Les deux intervenantes ont ainsi mis sur pied, avec la Table de concertation, ce projet. Elles sont allées rencontrer des commerces pour l’instaurer et offrent un accompagnement aux propriétaires qui ont accepté généreusement et avec joie de s’impliquer dans la démarche. « On fait des suivis pour voir comment ça se passe, s’il faut faire des modifications, etc. », explique Kim.

Actuellement, les deux commerces du centre-ville qui offrent le « Café au suivant » permettent de rejoindre des personnes différentes. Les cafés proposés dans les deux lieux sont également différents, s’adaptant aux goûts de chacun. Ainsi, certains seront plus à l’aise d’aller chercher un café au dépanneur, alors que d’autres voudront aller au Farniente. « Il y a deux clientèles différentes au centre-ville. « Il y a des personnes un peu plus âgées, qui ont leurs habitudes, comme au Farniente par exemple. Au dépanneur, il y  a davantage de gens précarisés, en état d’itinérance, un peu plus vulnérables », observe Anne-Sophie. Et bien entendu, les deux intervenants font la promotion du projet auprès des individus qu’elles côtoient dans le cadre de leur travail.

Actuellement, ce sont un ou deux breuvages chauds qui sont donnés et demandés chaque jour. Mais ce n’est que le début et il faut sensibiliser des deux côtés pour en faire une habitude. Kim et Anne-Sophie sont aussi à évaluer à quels autres endroits, à Victoriaville, il serait pertinent d’offrir le service. « Nous voulons ajouter des lieux significatifs », disent-elles. Parce que ce projet est là pour rester, pas seulement pendant la saison froide, mais bien toute l’année.

Il s’agit donc, pour la majorité des gens, d’un geste simple à poser que d’offrir un café anonymement. Mais pour la santé mentale de ceux qui le reçoivent, les impacts sont importants et permettent d’avoir un peu chaleur humaine.

Itinérance

Même si on ne la voit pas directement, l’itinérance existe bel et bien à Victoriaville comme l’indiquent Kim et Anne-Sophie qui sont à même de le constater. « Il y en a de plus en plus », disent-elles. Des gens qui dorment dans les entrées de banques, dans les boisés, les haies de cèdres même, ça arrive. De plus, avec la pandémie, il manque de places en hébergement, ce qui ne facilite rien, et l’accès aux logements est de plus en plus ardu et onéreux. « Ça aura été très difficile la pandémie pour les gens précarisés », note Anne-Sophie.

Bien entendu, le « Café au suivant » ne réglera pas tout, mais permettra une sensibilisation bien nécessaire.
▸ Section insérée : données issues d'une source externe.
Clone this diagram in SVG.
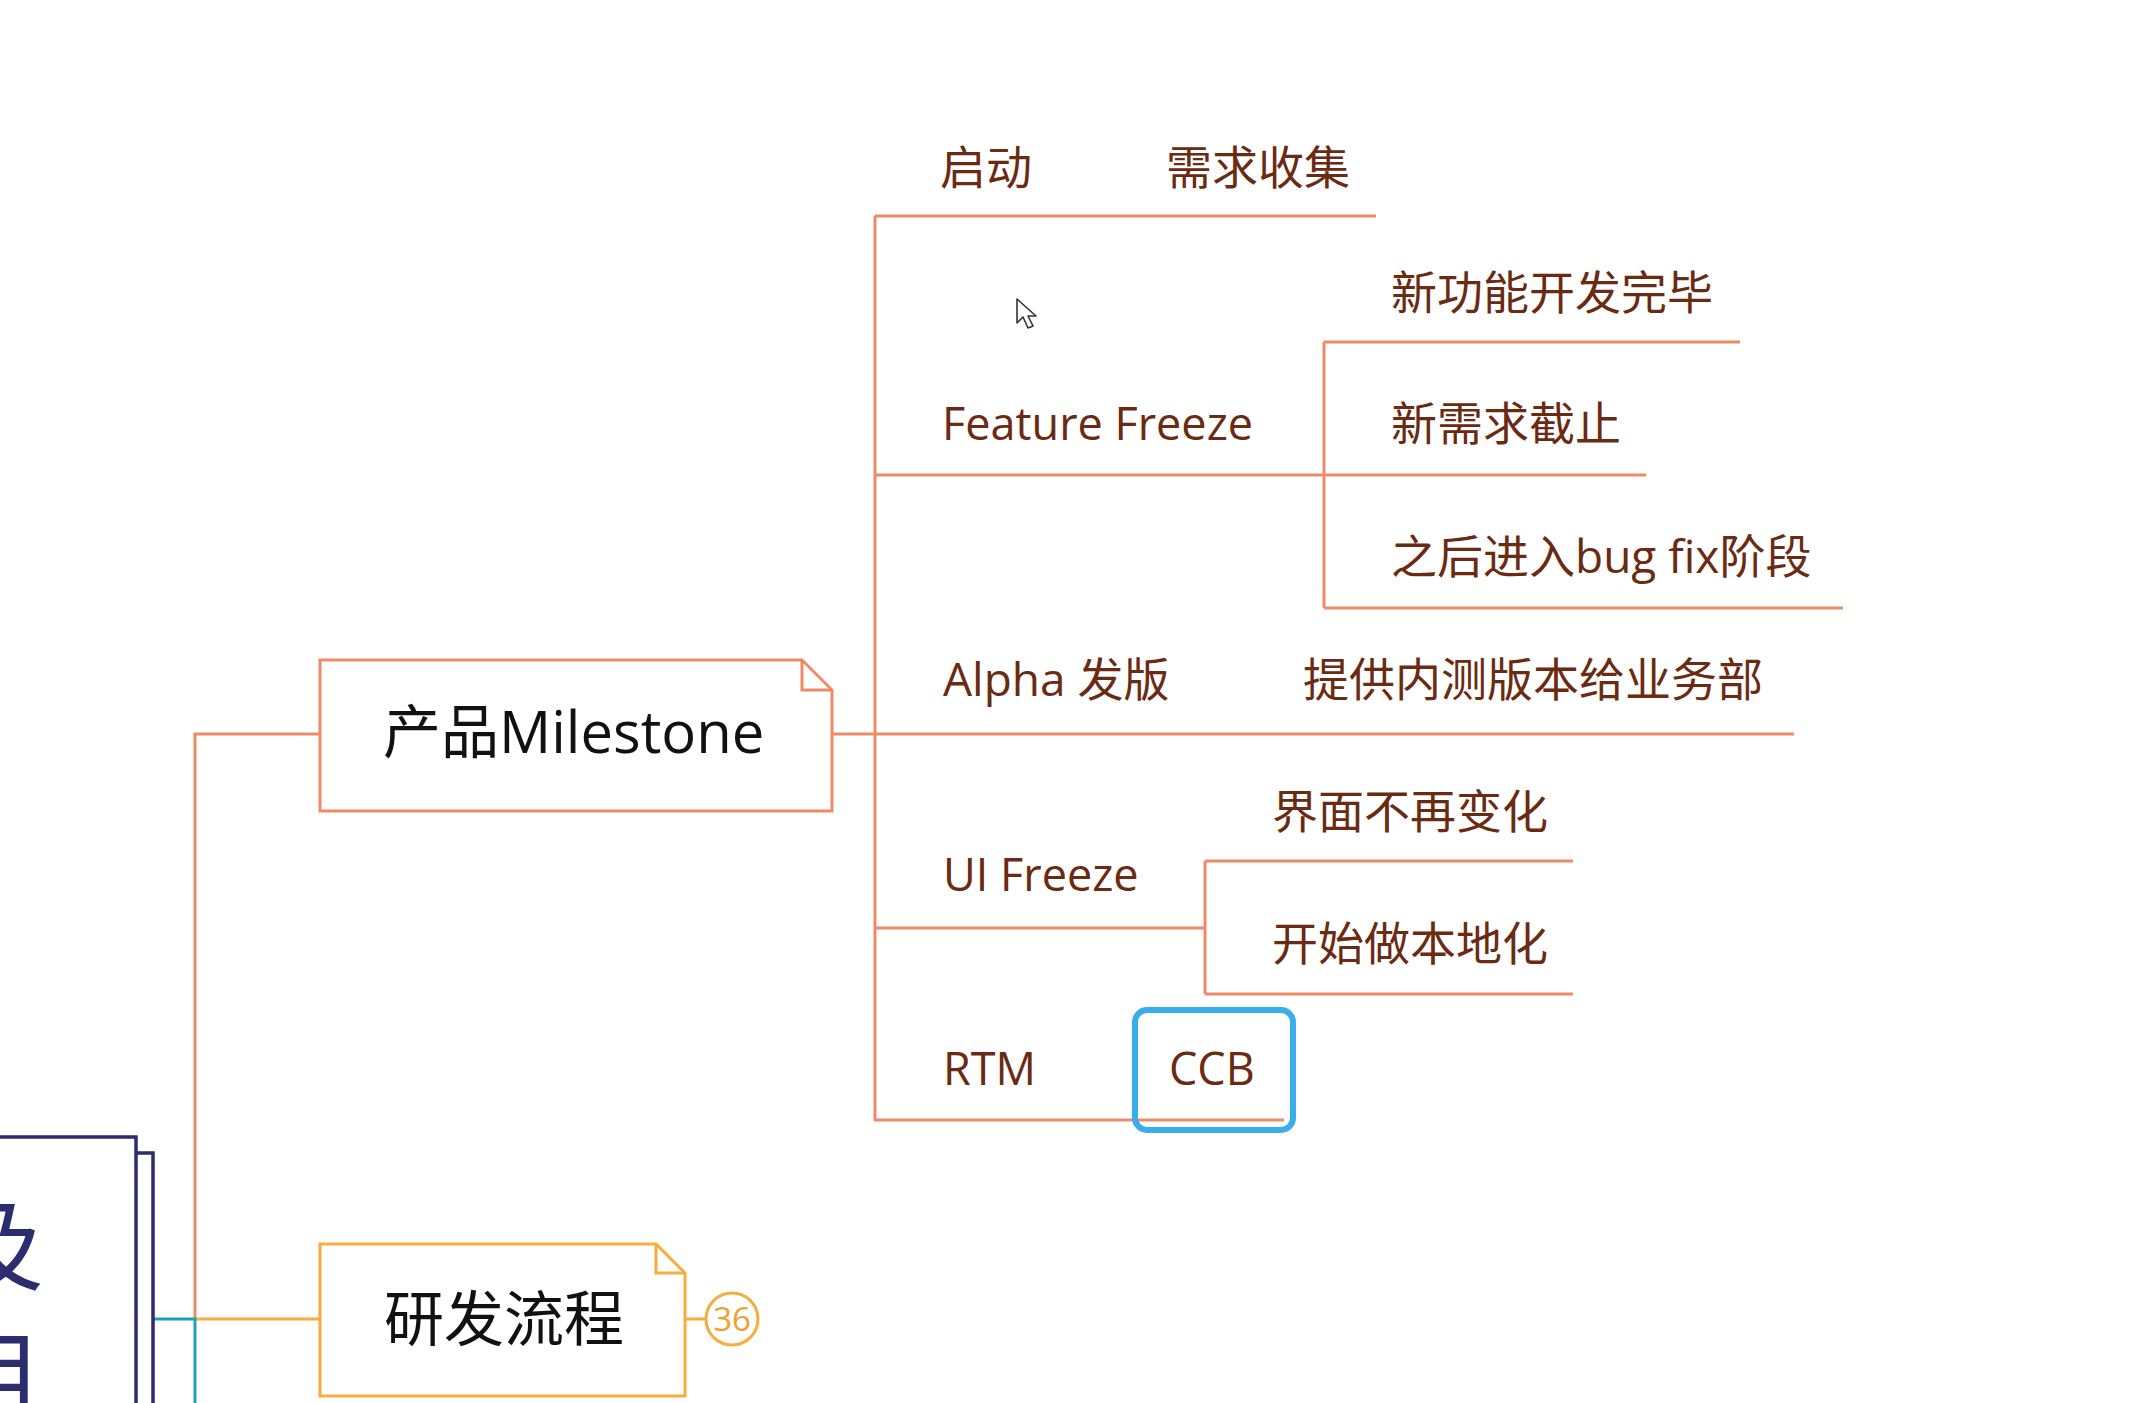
<svg xmlns="http://www.w3.org/2000/svg" width="2143" height="1403" viewBox="0 0 2143 1403">
<style>
.o{stroke:#EE8A66;stroke-width:3;fill:none}
.y{stroke:#F5AE3D;stroke-width:3;fill:none}
.tl{stroke:#1AA3B5;stroke-width:3;fill:none}
.nv{stroke:#2B2D6E;stroke-width:3.5;fill:#fff}
.t{font-family:"Open Sans","Noto Sans CJK SC",sans-serif;font-size:45px;fill:#6B2A12}
.c{font-family:"Open Sans","Noto Sans CJK SC",sans-serif;font-size:46px;fill:#6B2A12}
.big{font-family:"Open Sans","Noto Sans CJK SC",sans-serif;fill:#111}
</style>
<rect width="2143" height="1403" fill="#fff"/>
<g id="connectors">
<path class="o" d="M875,216V1121"/>
<path class="o" d="M875,216H1376"/>
<path class="o" d="M875,475H1646"/>
<path class="o" d="M832,734H1794"/>
<path class="o" d="M875,928H1205"/>
<path class="o" d="M875,1120H1284"/>
<path class="o" d="M1324,342V608M1324,342H1740M1324,608H1843"/>
<path class="o" d="M1205,861V994M1205,861H1573M1205,994H1573"/>
<path class="o" d="M195,1319V734H320"/>
<path class="y" d="M195,1319H320M685,1319H705"/>
<path class="tl" d="M153,1319H195V1403"/>
</g>
<g id="root-node">
<rect class="nv" x="-60" y="1153" width="213" height="300"/>
<rect class="nv" x="-80" y="1137" width="216" height="300"/>
<text font-family="'Noto Sans CJK SC',sans-serif" font-size="100" fill="#2B2D6E"><tspan x="-56" y="1283">及</tspan><tspan x="-56" y="1414">目</tspan></text>
</g>
<g id="node-milestone">
<path d="M320,660H802L832,690V811H320Z" fill="#fff" stroke="#EE8A66" stroke-width="3"/>
<path class="o" d="M802,660V690H832"/>
<text class="big" x="383" y="753" font-size="58">产品Milestone</text>
</g>
<g id="node-rd">
<path d="M320,1244H656L685,1273V1396H320Z" fill="#fff" stroke="#F5AE3D" stroke-width="3"/>
<path class="y" d="M656,1244V1273H685"/>
<text class="big" x="384" y="1341" font-size="60">研发流程</text>
<circle cx="732" cy="1319" r="26" fill="#fff" stroke="#F5AE3D" stroke-width="3"/>
<text x="732" y="1331" text-anchor="middle" font-family="'Open Sans',sans-serif" font-size="33" fill="#F0A030">36</text>
</g>
<g id="node-start"><text class="c" x="940" y="184">启动</text></g>
<g id="node-req"><text class="c" x="1166" y="184">需求收集</text></g>
<g id="node-ff"><text class="t" x="942" y="440">Feature Freeze</text></g>
<g id="node-ff1"><text class="c" x="1391" y="309">新功能开发完毕</text></g>
<g id="node-ff2"><text class="c" x="1391" y="440">新需求截止</text></g>
<g id="node-ff3"><text class="c" x="1391" y="573">之后进入bug fix阶段</text></g>
<g id="node-alpha"><text class="c" x="943" y="696">Alpha 发版</text></g>
<g id="node-alpha1"><text class="c" x="1303" y="696">提供内测版本给业务部</text></g>
<g id="node-ui"><text class="t" x="943" y="891">UI Freeze</text></g>
<g id="node-ui1"><text class="c" x="1272" y="828">界面不再变化</text></g>
<g id="node-ui2"><text class="c" x="1272" y="960">开始做本地化</text></g>
<g id="node-rtm"><text class="t" x="943" y="1085">RTM</text></g>
<g id="node-ccb">
<rect x="1135" y="1010" width="158" height="120" rx="12" fill="none" stroke="#3AAEEA" stroke-width="6"/>
<text class="t" x="1169" y="1085">CCB</text>
</g>
<path d="M1017,299V323L1023,317L1028,328L1033,326L1028,316L1036,316Z" fill="#fff" stroke="#333" stroke-width="1.6" stroke-linejoin="round"/>
</svg>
C’est un beau projet qui cache toutefois une réalité moins facile. « On a vraiment besoin que la population se mobilise pour favoriser une meilleure suite des choses », dit Anne-Sophie. Et puisque les commerces tiendront un registre du nombre de breuvages offerts et donnés, les chiffres permettront une collecte de données intéressante. 

Alors, avis aux autres commerces du genre qui seraient intéressés à embarquer dans le « Café au suivant ». Il s’agit d’une démarche simple qu’ils peuvent intégrer facilement à leurs opérations, qui ne coûte rien, mais qui apporte tellement de réconfort à ceux qui donnent, comme à ceux qui reçoivent.